Picasso, whose name must be the best known amongst 20th century artists, appears twice in the "Picasso" print: surrounded by motifs associated with himself and his contemporaries (books on Gris, a Leger and Braque himself seated behind the table) he stares out directly in an indirect form, as a sculpted head which suggests both his work in different media and the classicism which underlay a central core of his output; and secondly in an image taken from an earlier print of my own, which jokingly reverses the roles of Nature and Art in what might popularly be seen as a "typical" Picasso painting. The lute stands by the wall as a component part of a Cubist still-life, the unassuming raw material will be fragmented to celebrate the coming of Modernism.

 

"Matisse" plays with technique and surface, with "La Danse" cutting abruptly to a dot-patterned wall while still-life elements loom large or hover insubstantially, both denying and emphasising the two-dimensionality of the picture-plane. The figure of the artist is taken from a photograph which actually shows him drawing, but here I have withdrawn him from the sphere of action to incorporate him into my scrapbook assemblage of flat patterns and deceptive spaces, so he merely holds his cat.

 

In "Klee" the artist withdraws further still - unlike Picasso, here it is the work rather than the man which is part of the mythology of Modernism - but I have reserved an area of central importance for his cats, Nuggy, Myz, Tripouille and Bimbol. Otherwise, as the styles of his work are irreducible and untranslatable, I have simply included as large a personal selection as possible, to signify his fertile and poetic imagination.

 

"Jackson Pollock" is deliberately different from the rest of the series in its attempt to convey rapid movement, Action Painting in action yet paradoxically frozen on the surface of my print.
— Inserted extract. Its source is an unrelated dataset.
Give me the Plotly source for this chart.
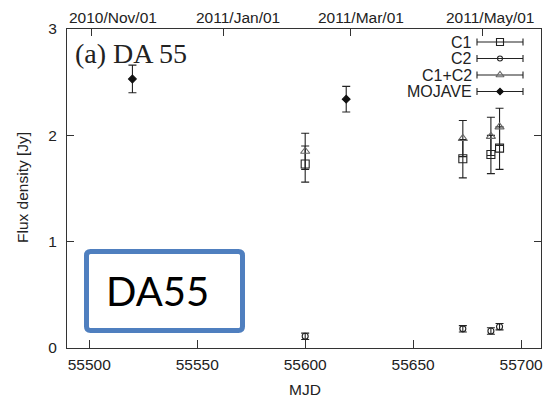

The appurtenances of the painter's craft are significant - no longer palettes and easels but here great tins of paint, opened and ready for the rapid gesticulation which makes the artist appear as a kind of athlete. He is isolated on a narrow platform, almost overwhelmed on all sides by the evidence of his activity, though here it is accorded less than unquestioning respect: only the horizontal area of "Summertime" actually reproduces a Pollock painting, the other panels being my own free variations on totally abstract theme.

 

"De Kooning" is a joke on a joke, for as the painter steps back to survey his work, what he actually sees is my own version of a De Kooning, put together from newspaper articles of suitable vintage and mood. Throughout the entire series my own stance has inevitably coloured the perception and representation of my heroes, and I see my process of selection, re-assemblage and emphasis as a footnote on the mythology of Modern Art.